- Aim of the task -
Skipping all pictures, set down the lines of the listing from the first through the one with "0.94, 1.14, 1.45]".

====

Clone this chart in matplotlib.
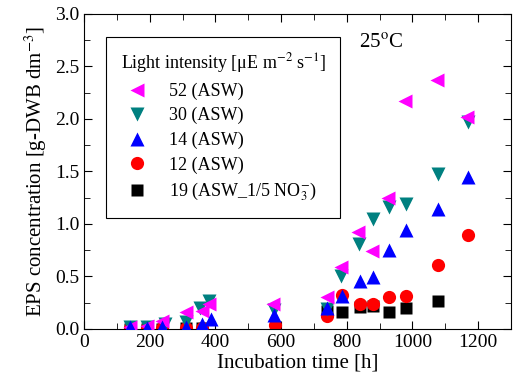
import matplotlib
matplotlib.use("Agg")
import matplotlib.pyplot as plt
from matplotlib.ticker import MultipleLocator

plt.rcParams["font.family"] = ["Liberation Serif", "DejaVu Serif"]
plt.rcParams["mathtext.fontset"] = "stix"

# EPS concentration [g-DWB dm-3] vs incubation time [h]
t_52 = [140, 191, 236, 310, 358, 381, 576, 739, 782, 835, 878, 926, 977, 1074, 1167]
eps_52 = [0.02, 0.03, 0.08, 0.16, 0.17, 0.24, 0.24, 0.30, 0.59, 0.92, 0.74, 1.25, 2.17, 2.37, 2.02]

t_30 = [140, 191, 247, 310, 353, 381, 580, 739, 784, 838, 881, 929, 980, 1077, 1168]
eps_30 = [0.02, 0.02, 0.05, 0.07, 0.20, 0.27, 0.18, 0.19, 0.50, 0.81, 1.05, 1.16, 1.19, 1.48, 1.97]

t_14 = [140, 191, 236, 310, 358, 388, 580, 739, 787, 840, 881, 929, 982, 1077, 1168]
eps_14 = [0.02, 0.01, 0.02, 0.02, 0.05, 0.09, 0.13, 0.20, 0.31, 0.46, 0.49, 0.75, 0.94, 1.14, 1.45]

t_12 = [140, 191, 236, 310, 358, 581, 741, 786, 840, 881, 929, 980, 1077, 1168]
eps_12 = [0.01, 0.01, 0.01, 0.01, 0.01, 0.04, 0.12, 0.32, 0.24, 0.24, 0.30, 0.31, 0.61, 0.89]

t_19 = [140, 191, 236, 310, 358, 739, 786, 840, 881, 929, 980, 1077]
eps_19 = [0.0, 0.0, 0.0, 0.01, 0.01, 0.17, 0.165, 0.21, 0.22, 0.16, 0.20, 0.27]

fig = plt.figure(figsize=(5.16, 3.87), dpi=100)
ax = fig.add_axes([0.163, 0.150, 0.827, 0.814])

ax.plot(t_52, eps_52, ls="none", marker="<", ms=10.5, color="#ff00ff", mec="none",
        label="52 (ASW)", zorder=4)
ax.plot(t_30, eps_30, ls="none", marker="v", ms=10.5, color="#008080", mec="none",
        label="30 (ASW)", zorder=3)
ax.plot(t_14, eps_14, ls="none", marker="^", ms=10.5, color="#0000ff", mec="none",
        label="14 (ASW)", zorder=5)
ax.plot(t_12, eps_12, ls="none", marker="o", ms=9.5, color="#ff0000", mec="none",
        label="12 (ASW)", zorder=2.5)
ax.plot(t_19, eps_19, ls="none", marker="s", ms=8.5, color="black", mec="none",
        label="19 (ASW_1/5 NO$_3^{-}$)", zorder=2)

ax.set_xlim(0, 1300)
ax.set_ylim(0, 3.0)
ax.xaxis.set_major_locator(MultipleLocator(200))
ax.xaxis.set_minor_locator(MultipleLocator(100))
ax.yaxis.set_major_locator(MultipleLocator(0.5))
ax.yaxis.set_minor_locator(MultipleLocator(0.25))
ax.yaxis.set_major_formatter(matplotlib.ticker.FormatStrFormatter("%.1f"))
ax.tick_params(which="both", direction="in", top=True, right=True, labelsize=14)
ax.tick_params(which="major", length=6)
ax.tick_params(which="minor", length=4)

ax.set_xlabel("Incubation time [h]", fontsize=15, labelpad=2)
ax.set_ylabel("EPS concentration [g-DWB dm$^{-3}$]", fontsize=15, labelpad=4)

ax.text(0.695, 0.905, "25$^{\\rm o}$C", transform=ax.transAxes, fontsize=15,
        ha="center", va="center")

leg = ax.legend(loc="upper left", bbox_to_anchor=(0.052, 0.927), borderaxespad=0,
                title="Light intensity [\u03bcE m$^{-2}$ s$^{-1}$]",
                title_fontsize=13, fontsize=13, frameon=True, fancybox=False,
                edgecolor="black", framealpha=1, handlelength=1.8,
                handletextpad=0.9, markerscale=1.0,
                labelspacing=0.4, borderpad=0.8)
leg._legend_box.align = "left"
leg.get_frame().set_linewidth(0.8)

fig.savefig("out.png", dpi=100)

====

- Final result -
Clone this chart in matplotlib.
import matplotlib
matplotlib.use("Agg")
import matplotlib.pyplot as plt
from matplotlib.ticker import MultipleLocator

plt.rcParams["font.family"] = ["Liberation Serif", "DejaVu Serif"]
plt.rcParams["mathtext.fontset"] = "stix"

# EPS concentration [g-DWB dm-3] vs incubation time [h]
t_52 = [140, 191, 236, 310, 358, 381, 576, 739, 782, 835, 878, 926, 977, 1074, 1167]
eps_52 = [0.02, 0.03, 0.08, 0.16, 0.17, 0.24, 0.24, 0.30, 0.59, 0.92, 0.74, 1.25, 2.17, 2.37, 2.02]

t_30 = [140, 191, 247, 310, 353, 381, 580, 739, 784, 838, 881, 929, 980, 1077, 1168]
eps_30 = [0.02, 0.02, 0.05, 0.07, 0.20, 0.27, 0.18, 0.19, 0.50, 0.81, 1.05, 1.16, 1.19, 1.48, 1.97]

t_14 = [140, 191, 236, 310, 358, 388, 580, 739, 787, 840, 881, 929, 982, 1077, 1168]
eps_14 = [0.02, 0.01, 0.02, 0.02, 0.05, 0.09, 0.13, 0.20, 0.31, 0.46, 0.49, 0.75, 0.94, 1.14, 1.45]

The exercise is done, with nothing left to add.